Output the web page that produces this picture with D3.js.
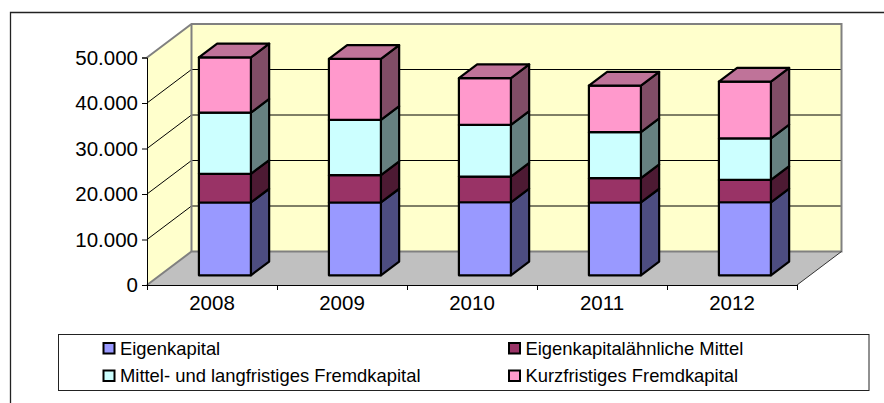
<!DOCTYPE html>
<html>
<head>
<meta charset="utf-8">
<script src="https://cdn.jsdelivr.net/npm/d3@7"></script>
<style>
    body { margin: 0; background: #fff; }
    text { font-family: "Liberation Sans", Arial, sans-serif; fill: #000; }
    svg { display: block; }
</style>
</head>
<body>
<div id="chart"></div>
<script>
// values
const years = ["2008", "2009", "2010", "2011", "2012"];
const eigenkapital = [16000, 16000, 16050, 16000, 16050];
const eigenkapitalaehnlich = [6300, 6000, 5650, 5350, 4900];
const mittelLangfristig = [13450, 12150, 11350, 10100, 9150];
const kurzfristig = [12150, 13400, 10270, 10250, 12450];
const yTicks = [0, 10000, 20000, 30000, 40000, 50000];

const seriesNames = ["Eigenkapital", "Eigenkapitalähnliche Mittel", "Mittel- und langfristiges Fremdkapital", "Kurzfristiges Fremdkapital"];
const seriesValues = [eigenkapital, eigenkapitalaehnlich, mittelLangfristig, kurzfristig];
const frontColors = ["#9999FF", "#993366", "#CCFFFF", "#FF99CC"];
const sideColors = ["#4D4D80", "#4D1A33", "#668080", "#804D66"];
const topColor = "#BF7399";

const width = 884, height = 403;

const svg = d3.select("#chart").append("svg")
    .attr("width", width)
    .attr("height", height);

// outer frame, only top and left are visible
svg.append("path")
    .attr("d", "M884,12.5H10.5V403")
    .attr("fill", "none")
    .attr("stroke", "#222")
    .attr("stroke-width", 1.3);

// scales
const y = d3.scaleLinear().domain([0, 50000]).range([285, 57.5]);
const x = d3.scaleBand().domain(years).range([147, 797]).paddingInner(0.6).paddingOuter(0.3);
// depth axis of the fake 3d box, 0 = front and 1 = back wall
const depthX = d3.scaleLinear().domain([0, 1]).range([0, 44.5]);
const depthY = d3.scaleLinear().domain([0, 1]).range([0, -33.5]);

const line = d3.line();
const poly = pts => line(pts) + "Z";
const pt = (px, value, z) => [px + depthX(z), y(value) + depthY(z)];

const x0 = 147, x1 = 797;

// walls and floor
svg.append("path")
    .attr("d", poly([pt(x0, 0, 1), pt(x1, 0, 1), pt(x1, 50000, 1), pt(x0, 50000, 1)]))
    .attr("fill", "#FFFFCC");
svg.append("path")
    .attr("d", poly([pt(x0, 0, 0), pt(x0, 0, 1), pt(x0, 50000, 1), pt(x0, 50000, 0)]))
    .attr("fill", "#FFFFCC");
svg.append("path")
    .attr("d", poly([pt(x0, 0, 0), pt(x1, 0, 0), pt(x1, 0, 1), pt(x0, 0, 1)]))
    .attr("fill", "#C0C0C0");

// gridlines along side wall and back wall
svg.selectAll(".grid")
    .data(yTicks.slice(1, -1))
    .enter().append("path")
    .attr("class", "grid")
    .attr("d", d => line([pt(x0, d, 0), pt(x0, d, 1), pt(x1, d, 1)]))
    .attr("fill", "none")
    .attr("stroke", "#000")
    .attr("stroke-width", 1);

// grey wall borders
svg.append("path")
    .attr("d", line([pt(x0, 0, 0), pt(x0, 0, 1), pt(x1, 0, 1), pt(x1, 50000, 1), pt(x0, 50000, 1), pt(x0, 50000, 0)]))
    .attr("fill", "none")
    .attr("stroke", "#808080")
    .attr("stroke-width", 2);
svg.append("path")
    .attr("d", line([pt(x0, 0, 1), pt(x0, 50000, 1)]))
    .attr("stroke", "#808080")
    .attr("stroke-width", 2);
svg.append("path")
    .attr("d", line([pt(x1, 0, 0), pt(x1, 0, 1)]))
    .attr("stroke", "#333")
    .attr("stroke-width", 1);

// stacked columns
const zFront = 0.29, zBack = 0.7;
const stroke = { stroke: "#000", width: 2.2 };

years.forEach(function(year, i) {
    const g = svg.append("g").attr("class", "column");
    const left = x(year), right = x(year) + x.bandwidth();
    let base = 0;

    seriesValues.forEach(function(series, s) {
        const top = base + series[i];
        g.append("path")
            .attr("d", poly([pt(right, base, zFront), pt(right, base, zBack), pt(right, top, zBack), pt(right, top, zFront)]))
            .attr("fill", sideColors[s]);
        g.append("path")
            .attr("d", poly([pt(left, base, zFront), pt(right, base, zFront), pt(right, top, zFront), pt(left, top, zFront)]))
            .attr("fill", frontColors[s]);
        base = top;
    });

    g.append("path")
        .attr("d", poly([pt(left, base, zFront), pt(right, base, zFront), pt(right, base, zBack), pt(left, base, zBack)]))
        .attr("fill", topColor);

    g.selectAll("path")
        .attr("stroke", stroke.stroke)
        .attr("stroke-width", stroke.width)
        .attr("stroke-linejoin", "round");
});

// axes
const de = d3.formatLocale({ decimal: ",", thousands: ".", grouping: [3], currency: ["", " €"] });

const yAxis = d3.axisLeft(y)
    .tickValues(yTicks)
    .tickSize(5)
    .tickSizeOuter(5)
    .tickPadding(4)
    .tickFormat(de.format(",d"));
const yAxisG = svg.append("g")
    .attr("transform", "translate(" + x0 + ",0)")
    .call(yAxis);
yAxisG.selectAll("text").style("font-size", "20.5px").style("font-family", null);
yAxisG.selectAll("line, path").attr("stroke", "#000");

// ticks sit between the categories, so two axes: one for ticks, one for labels
const edges = d3.scaleLinear().domain([0, years.length]).range([x0, x1]);
const xTicksG = svg.append("g")
    .attr("transform", "translate(0," + y(0) + ")")
    .call(d3.axisBottom(edges).tickValues(d3.range(years.length + 1)).tickSize(5).tickSizeOuter(5).tickFormat(""));
xTicksG.selectAll("line, path").attr("stroke", "#000");

const xLabels = d3.scaleBand().domain(years).range([x0, x1]);
const xLabelsG = svg.append("g")
    .attr("transform", "translate(0," + y(0) + ")")
    .call(d3.axisBottom(xLabels).tickSize(0).tickPadding(10));
xLabelsG.select(".domain").remove();
xLabelsG.selectAll("text").style("font-size", "20.5px").style("font-family", null);

// legend
const legend = svg.append("g").attr("class", "legend");
legend.append("rect")
    .attr("x", 58.5).attr("y", 334.5)
    .attr("width", 810.5).attr("height", 56)
    .attr("fill", "#fff")
    .attr("stroke", "#222")
    .attr("stroke-width", 1);

const legendCol = [103.5, 509];
const legendRow = [343, 370.5];
seriesNames.forEach(function(name, i) {
    const lx = legendCol[i % 2], ly = legendRow[Math.floor(i / 2)];
    legend.append("rect")
        .attr("x", lx).attr("y", ly)
        .attr("width", 11).attr("height", 10.5)
        .attr("fill", frontColors[i])
        .attr("stroke", "#000")
        .attr("stroke-width", 2);
    legend.append("text")
        .attr("x", lx + 16.5)
        .attr("y", ly + 11.5)
        .style("font-size", "18.4px")
        .text(name);
});
</script>
</body>
</html>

§ Exercise aim
Except for the pictures, reproduce every line exactly.

§ Response
Output the web page that produces this picture with D3.js.
<!DOCTYPE html>
<html>
<head>
<meta charset="utf-8">
<script src="https://cdn.jsdelivr.net/npm/d3@7"></script>
<style>
    body { margin: 0; background: #fff; }
    text { font-family: "Liberation Sans", Arial, sans-serif; fill: #000; }
    svg { display: block; }
</style>
</head>
<body>
<div id="chart"></div>
<script>
// values
const years = ["2008", "2009", "2010", "2011", "2012"];
const eigenkapital = [16000, 16000, 16050, 16000, 16050];
const eigenkapitalaehnlich = [6300, 6000, 5650, 5350, 4900];
const mittelLangfristig = [13450, 12150, 11350, 10100, 9150];
const kurzfristig = [12150, 13400, 10270, 10250, 12450];
const yTicks = [0, 10000, 20000, 30000, 40000, 50000];

const seriesNames = ["Eigenkapital", "Eigenkapitalähnliche Mittel", "Mittel- und langfristiges Fremdkapital", "Kurzfristiges Fremdkapital"];
const seriesValues = [eigenkapital, eigenkapitalaehnlich, mittelLangfristig, kurzfristig];
const frontColors = ["#9999FF", "#993366", "#CCFFFF", "#FF99CC"];
const sideColors = ["#4D4D80", "#4D1A33", "#668080", "#804D66"];
const topColor = "#BF7399";

const width = 884, height = 403;

const svg = d3.select("#chart").append("svg")
    .attr("width", width)
    .attr("height", height);

// outer frame, only top and left are visible
svg.append("path")
    .attr("d", "M884,12.5H10.5V403")
    .attr("fill", "none")
    .attr("stroke", "#222")
    .attr("stroke-width", 1.3);

// scales
const y = d3.scaleLinear().domain([0, 50000]).range([285, 57.5]);
const x = d3.scaleBand().domain(years).range([147, 797]).paddingInner(0.6).paddingOuter(0.3);
// depth axis of the fake 3d box, 0 = front and 1 = back wall
const depthX = d3.scaleLinear().domain([0, 1]).range([0, 44.5]);
const depthY = d3.scaleLinear().domain([0, 1]).range([0, -33.5]);

const line = d3.line();
const poly = pts => line(pts) + "Z";
const pt = (px, value, z) => [px + depthX(z), y(value) + depthY(z)];

const x0 = 147, x1 = 797;

// walls and floor
svg.append("path")
    .attr("d", poly([pt(x0, 0, 1), pt(x1, 0, 1), pt(x1, 50000, 1), pt(x0, 50000, 1)]))
    .attr("fill", "#FFFFCC");
svg.append("path")
    .attr("d", poly([pt(x0, 0, 0), pt(x0, 0, 1), pt(x0, 50000, 1), pt(x0, 50000, 0)]))
    .attr("fill", "#FFFFCC");
svg.append("path")
    .attr("d", poly([pt(x0, 0, 0), pt(x1, 0, 0), pt(x1, 0, 1), pt(x0, 0, 1)]))
    .attr("fill", "#C0C0C0");

// gridlines along side wall and back wall
svg.selectAll(".grid")
    .data(yTicks.slice(1, -1))
    .enter().append("path")
    .attr("class", "grid")
    .attr("d", d => line([pt(x0, d, 0), pt(x0, d, 1), pt(x1, d, 1)]))
    .attr("fill", "none")
    .attr("stroke", "#000")
    .attr("stroke-width", 1);

// grey wall borders
svg.append("path")
    .attr("d", line([pt(x0, 0, 0), pt(x0, 0, 1), pt(x1, 0, 1), pt(x1, 50000, 1), pt(x0, 50000, 1), pt(x0, 50000, 0)]))
    .attr("fill", "none")
    .attr("stroke", "#808080")
    .attr("stroke-width", 2);
svg.append("path")
    .attr("d", line([pt(x0, 0, 1), pt(x0, 50000, 1)]))
    .attr("stroke", "#808080")
    .attr("stroke-width", 2);
svg.append("path")
    .attr("d", line([pt(x1, 0, 0), pt(x1, 0, 1)]))
    .attr("stroke", "#333")
    .attr("stroke-width", 1);

// stacked columns
const zFront = 0.29, zBack = 0.7;
const stroke = { stroke: "#000", width: 2.2 };

years.forEach(function(year, i) {
    const g = svg.append("g").attr("class", "column");
    const left = x(year), right = x(year) + x.bandwidth();
    let base = 0;

    seriesValues.forEach(function(series, s) {
        const top = base + series[i];
        g.append("path")
            .attr("d", poly([pt(right, base, zFront), pt(right, base, zBack), pt(right, top, zBack), pt(right, top, zFront)]))
            .attr("fill", sideColors[s]);
        g.append("path")
            .attr("d", poly([pt(left, base, zFront), pt(right, base, zFront), pt(right, top, zFront), pt(left, top, zFront)]))
            .attr("fill", frontColors[s]);
        base = top;
    });

    g.append("path")
        .attr("d", poly([pt(left, base, zFront), pt(right, base, zFront), pt(right, base, zBack), pt(left, base, zBack)]))
        .attr("fill", topColor);

    g.selectAll("path")
        .attr("stroke", stroke.stroke)
        .attr("stroke-width", stroke.width)
        .attr("stroke-linejoin", "round");
});

// axes
const de = d3.formatLocale({ decimal: ",", thousands: ".", grouping: [3], currency: ["", " €"] });

const yAxis = d3.axisLeft(y)
    .tickValues(yTicks)
    .tickSize(5)
    .tickSizeOuter(5)
    .tickPadding(4)
    .tickFormat(de.format(",d"));
const yAxisG = svg.append("g")
    .attr("transform", "translate(" + x0 + ",0)")
    .call(yAxis);
yAxisG.selectAll("text").style("font-size", "20.5px").style("font-family", null);
yAxisG.selectAll("line, path").attr("stroke", "#000");

// ticks sit between the categories, so two axes: one for ticks, one for labels
const edges = d3.scaleLinear().domain([0, years.length]).range([x0, x1]);
const xTicksG = svg.append("g")
    .attr("transform", "translate(0," + y(0) + ")")
    .call(d3.axisBottom(edges).tickValues(d3.range(years.length + 1)).tickSize(5).tickSizeOuter(5).tickFormat(""));
xTicksG.selectAll("line, path").attr("stroke", "#000");

const xLabels = d3.scaleBand().domain(years).range([x0, x1]);
const xLabelsG = svg.append("g")
    .attr("transform", "translate(0," + y(0) + ")")
    .call(d3.axisBottom(xLabels).tickSize(0).tickPadding(10));
xLabelsG.select(".domain").remove();
xLabelsG.selectAll("text").style("font-size", "20.5px").style("font-family", null);

// legend
const legend = svg.append("g").attr("class", "legend");
legend.append("rect")
    .attr("x", 58.5).attr("y", 334.5)
    .attr("width", 810.5).attr("height", 56)
    .attr("fill", "#fff")
    .attr("stroke", "#222")
    .attr("stroke-width", 1);

const legendCol = [103.5, 509];
const legendRow = [343, 370.5];
seriesNames.forEach(function(name, i) {
    const lx = legendCol[i % 2], ly = legendRow[Math.floor(i / 2)];
    legend.append("rect")
        .attr("x", lx).attr("y", ly)
        .attr("width", 11).attr("height", 10.5)
        .attr("fill", frontColors[i])
        .attr("stroke", "#000")
        .attr("stroke-width", 2);
    legend.append("text")
        .attr("x", lx + 16.5)
        .attr("y", ly + 11.5)
        .style("font-size", "18.4px")
        .text(name);
});
</script>
</body>
</html>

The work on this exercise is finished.